Since he was pulling off the calm, confident look much better than I was, I turned back to the judge and said, 'I think he’s in a better position to explain those right now.'
We got through the hearing. The judge was mad, I was mad, and he was just as calm. Although he was finally able to get a bond, he had to borrow money from his family since he had to put down a lot more money than he expected.
Don’t lie to your attorney!"
"It was a typical appointment/interview with the Immigration Committee in order to grant my client a residence permit. He was marrying a woman in my country with my country's nationality, and this is a legitimate reason to be granted a residence permit. So it was a typical procedure.
At least that's what I thought.
The Committee is bored to death and we all want to be over with it, so they ask him all typical and boring questions, like how did they meet, where they live, etc. (They ask these things to identify white/false marriages).

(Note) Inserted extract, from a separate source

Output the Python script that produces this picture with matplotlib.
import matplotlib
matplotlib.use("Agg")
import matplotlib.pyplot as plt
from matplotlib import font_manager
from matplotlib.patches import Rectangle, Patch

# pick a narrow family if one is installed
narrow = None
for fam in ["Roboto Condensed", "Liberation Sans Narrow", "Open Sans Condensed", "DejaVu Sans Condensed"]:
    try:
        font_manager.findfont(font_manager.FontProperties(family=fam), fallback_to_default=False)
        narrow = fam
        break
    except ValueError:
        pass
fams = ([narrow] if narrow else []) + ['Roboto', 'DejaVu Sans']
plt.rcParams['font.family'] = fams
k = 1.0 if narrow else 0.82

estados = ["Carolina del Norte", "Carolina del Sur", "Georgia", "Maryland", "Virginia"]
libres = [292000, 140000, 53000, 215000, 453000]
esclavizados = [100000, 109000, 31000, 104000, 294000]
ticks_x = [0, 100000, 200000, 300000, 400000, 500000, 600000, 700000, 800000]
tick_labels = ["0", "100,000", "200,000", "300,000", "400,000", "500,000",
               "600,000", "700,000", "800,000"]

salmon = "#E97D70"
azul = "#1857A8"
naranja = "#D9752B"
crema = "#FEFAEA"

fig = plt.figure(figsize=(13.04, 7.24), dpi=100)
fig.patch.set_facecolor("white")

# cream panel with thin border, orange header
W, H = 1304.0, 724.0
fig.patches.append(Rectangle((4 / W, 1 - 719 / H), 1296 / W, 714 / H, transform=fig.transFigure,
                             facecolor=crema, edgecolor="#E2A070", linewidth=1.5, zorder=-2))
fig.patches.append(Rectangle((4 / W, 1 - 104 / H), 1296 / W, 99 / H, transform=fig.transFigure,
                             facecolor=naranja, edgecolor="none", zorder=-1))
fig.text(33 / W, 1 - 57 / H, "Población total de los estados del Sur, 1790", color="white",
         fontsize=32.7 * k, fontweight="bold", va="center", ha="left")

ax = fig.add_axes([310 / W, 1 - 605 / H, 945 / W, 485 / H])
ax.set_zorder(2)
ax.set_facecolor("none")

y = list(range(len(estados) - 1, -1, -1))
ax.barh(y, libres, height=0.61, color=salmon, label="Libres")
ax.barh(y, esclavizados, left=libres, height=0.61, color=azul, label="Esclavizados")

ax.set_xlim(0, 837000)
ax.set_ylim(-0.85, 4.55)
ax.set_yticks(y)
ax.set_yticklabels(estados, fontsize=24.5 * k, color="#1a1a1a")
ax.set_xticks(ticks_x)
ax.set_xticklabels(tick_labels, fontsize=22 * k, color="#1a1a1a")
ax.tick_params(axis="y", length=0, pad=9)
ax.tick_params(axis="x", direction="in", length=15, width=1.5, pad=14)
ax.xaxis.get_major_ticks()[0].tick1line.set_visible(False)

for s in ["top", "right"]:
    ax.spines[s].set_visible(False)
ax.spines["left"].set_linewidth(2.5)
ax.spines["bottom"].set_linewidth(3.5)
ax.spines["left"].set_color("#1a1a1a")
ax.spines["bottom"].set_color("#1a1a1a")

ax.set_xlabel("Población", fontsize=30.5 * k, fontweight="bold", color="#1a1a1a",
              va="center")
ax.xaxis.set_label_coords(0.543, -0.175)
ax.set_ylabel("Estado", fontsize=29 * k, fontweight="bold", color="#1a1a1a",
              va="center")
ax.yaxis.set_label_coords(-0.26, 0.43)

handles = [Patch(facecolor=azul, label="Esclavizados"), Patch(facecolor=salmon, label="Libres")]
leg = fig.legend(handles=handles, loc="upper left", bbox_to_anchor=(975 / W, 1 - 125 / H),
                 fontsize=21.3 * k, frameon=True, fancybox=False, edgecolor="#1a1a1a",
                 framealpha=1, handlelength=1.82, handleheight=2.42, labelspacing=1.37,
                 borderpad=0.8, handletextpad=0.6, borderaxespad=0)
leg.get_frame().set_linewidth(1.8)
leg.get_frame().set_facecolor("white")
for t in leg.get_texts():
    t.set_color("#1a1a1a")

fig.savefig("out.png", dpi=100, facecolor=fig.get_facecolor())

At some point, they ask him if he was married before and he says 'Yes, back in my home country and I am still married actually, never got a divorce'
What the heck?
I was stunned. Double marriage is forbidden in my country. And he never bothered to mention this detail to me, neither to the other lawyer when we asked him. He later told me he said the truth because he was afraid to lie in front of a Committee.
An honest and stupid man.
I got all my money though, yet we had to find another way to gain a residence permit."